● **Required work**
Word for word, print each line of the listing below; pictures stay out.

################

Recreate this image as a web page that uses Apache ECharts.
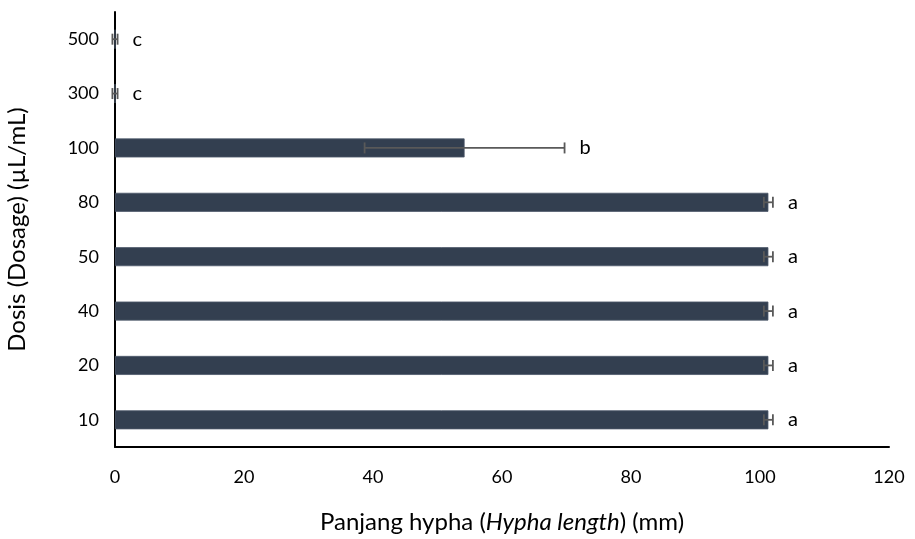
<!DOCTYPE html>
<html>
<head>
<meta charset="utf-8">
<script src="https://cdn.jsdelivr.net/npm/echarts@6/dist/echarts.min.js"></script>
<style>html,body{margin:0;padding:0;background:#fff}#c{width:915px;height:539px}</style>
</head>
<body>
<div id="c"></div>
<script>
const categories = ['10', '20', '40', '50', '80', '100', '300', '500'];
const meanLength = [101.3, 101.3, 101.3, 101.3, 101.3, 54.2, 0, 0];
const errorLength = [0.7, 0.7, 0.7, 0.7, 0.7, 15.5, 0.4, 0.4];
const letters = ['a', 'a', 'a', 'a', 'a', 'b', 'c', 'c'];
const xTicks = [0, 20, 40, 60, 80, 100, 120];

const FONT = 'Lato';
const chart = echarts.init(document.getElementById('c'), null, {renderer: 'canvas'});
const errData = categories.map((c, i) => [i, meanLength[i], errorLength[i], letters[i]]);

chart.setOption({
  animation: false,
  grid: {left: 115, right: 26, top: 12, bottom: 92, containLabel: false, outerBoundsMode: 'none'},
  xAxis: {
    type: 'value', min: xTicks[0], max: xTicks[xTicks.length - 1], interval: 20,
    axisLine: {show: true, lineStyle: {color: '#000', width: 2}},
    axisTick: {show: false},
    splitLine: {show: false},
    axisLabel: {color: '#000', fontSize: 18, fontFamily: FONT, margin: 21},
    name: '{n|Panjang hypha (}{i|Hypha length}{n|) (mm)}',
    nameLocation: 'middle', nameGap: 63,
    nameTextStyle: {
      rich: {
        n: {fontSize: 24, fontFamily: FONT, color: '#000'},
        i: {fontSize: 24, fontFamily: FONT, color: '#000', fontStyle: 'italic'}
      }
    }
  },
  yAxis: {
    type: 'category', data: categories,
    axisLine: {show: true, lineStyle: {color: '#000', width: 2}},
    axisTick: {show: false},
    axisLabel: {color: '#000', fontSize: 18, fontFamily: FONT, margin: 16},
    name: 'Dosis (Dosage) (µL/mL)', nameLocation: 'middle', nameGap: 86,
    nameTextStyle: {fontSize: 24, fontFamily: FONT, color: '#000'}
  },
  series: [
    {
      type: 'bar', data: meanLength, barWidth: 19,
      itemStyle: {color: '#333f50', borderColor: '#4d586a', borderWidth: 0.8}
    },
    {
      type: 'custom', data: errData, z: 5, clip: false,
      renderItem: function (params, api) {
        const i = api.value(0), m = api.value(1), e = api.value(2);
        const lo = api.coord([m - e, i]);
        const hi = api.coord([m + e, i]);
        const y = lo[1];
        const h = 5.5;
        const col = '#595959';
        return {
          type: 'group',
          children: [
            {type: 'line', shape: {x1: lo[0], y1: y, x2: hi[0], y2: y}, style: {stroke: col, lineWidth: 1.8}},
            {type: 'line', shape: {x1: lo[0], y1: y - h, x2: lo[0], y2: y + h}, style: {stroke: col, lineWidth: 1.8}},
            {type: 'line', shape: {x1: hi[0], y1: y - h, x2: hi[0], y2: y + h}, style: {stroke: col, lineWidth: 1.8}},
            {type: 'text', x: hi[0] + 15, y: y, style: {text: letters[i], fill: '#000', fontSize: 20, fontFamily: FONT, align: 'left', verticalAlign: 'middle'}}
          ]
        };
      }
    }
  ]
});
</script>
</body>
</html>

################

● **The result**
Recreate this image as a web page that uses Apache ECharts.
<!DOCTYPE html>
<html>
<head>
<meta charset="utf-8">
<script src="https://cdn.jsdelivr.net/npm/echarts@6/dist/echarts.min.js"></script>
<style>html,body{margin:0;padding:0;background:#fff}#c{width:915px;height:539px}</style>
</head>
<body>
<div id="c"></div>
<script>
const categories = ['10', '20', '40', '50', '80', '100', '300', '500'];
const meanLength = [101.3, 101.3, 101.3, 101.3, 101.3, 54.2, 0, 0];
const errorLength = [0.7, 0.7, 0.7, 0.7, 0.7, 15.5, 0.4, 0.4];
const letters = ['a', 'a', 'a', 'a', 'a', 'b', 'c', 'c'];
const xTicks = [0, 20, 40, 60, 80, 100, 120];

const FONT = 'Lato';
const chart = echarts.init(document.getElementById('c'), null, {renderer: 'canvas'});
const errData = categories.map((c, i) => [i, meanLength[i], errorLength[i], letters[i]]);

chart.setOption({
  animation: false,
  grid: {left: 115, right: 26, top: 12, bottom: 92, containLabel: false, outerBoundsMode: 'none'},
  xAxis: {
    type: 'value', min: xTicks[0], max: xTicks[xTicks.length - 1], interval: 20,
    axisLine: {show: true, lineStyle: {color: '#000', width: 2}},
    axisTick: {show: false},
    splitLine: {show: false},
    axisLabel: {color: '#000', fontSize: 18, fontFamily: FONT, margin: 21},
    name: '{n|Panjang hypha (}{i|Hypha length}{n|) (mm)}',
    nameLocation: 'middle', nameGap: 63,
    nameTextStyle: {
      rich: {
        n: {fontSize: 24, fontFamily: FONT, color: '#000'},
        i: {fontSize: 24, fontFamily: FONT, color: '#000', fontStyle: 'italic'}
      }
    }
  },
  yAxis: {
    type: 'category', data: categories,
    axisLine: {show: true, lineStyle: {color: '#000', width: 2}},
    axisTick: {show: false},
    axisLabel: {color: '#000', fontSize: 18, fontFamily: FONT, margin: 16},
    name: 'Dosis (Dosage) (µL/mL)', nameLocation: 'middle', nameGap: 86,
    nameTextStyle: {fontSize: 24, fontFamily: FONT, color: '#000'}
  },
  series: [
    {
      type: 'bar', data: meanLength, barWidth: 19,
      itemStyle: {color: '#333f50', borderColor: '#4d586a', borderWidth: 0.8}
    },
    {
      type: 'custom', data: errData, z: 5, clip: false,
      renderItem: function (params, api) {
        const i = api.value(0), m = api.value(1), e = api.value(2);
        const lo = api.coord([m - e, i]);
        const hi = api.coord([m + e, i]);
        const y = lo[1];
        const h = 5.5;
        const col = '#595959';
        return {
          type: 'group',
          children: [
            {type: 'line', shape: {x1: lo[0], y1: y, x2: hi[0], y2: y}, style: {stroke: col, lineWidth: 1.8}},
            {type: 'line', shape: {x1: lo[0], y1: y - h, x2: lo[0], y2: y + h}, style: {stroke: col, lineWidth: 1.8}},
            {type: 'line', shape: {x1: hi[0], y1: y - h, x2: hi[0], y2: y + h}, style: {stroke: col, lineWidth: 1.8}},
            {type: 'text', x: hi[0] + 15, y: y, style: {text: letters[i], fill: '#000', fontSize: 20, fontFamily: FONT, align: 'left', verticalAlign: 'middle'}}
          ]
        };
      }
    }
  ]
});
</script>
</body>
</html>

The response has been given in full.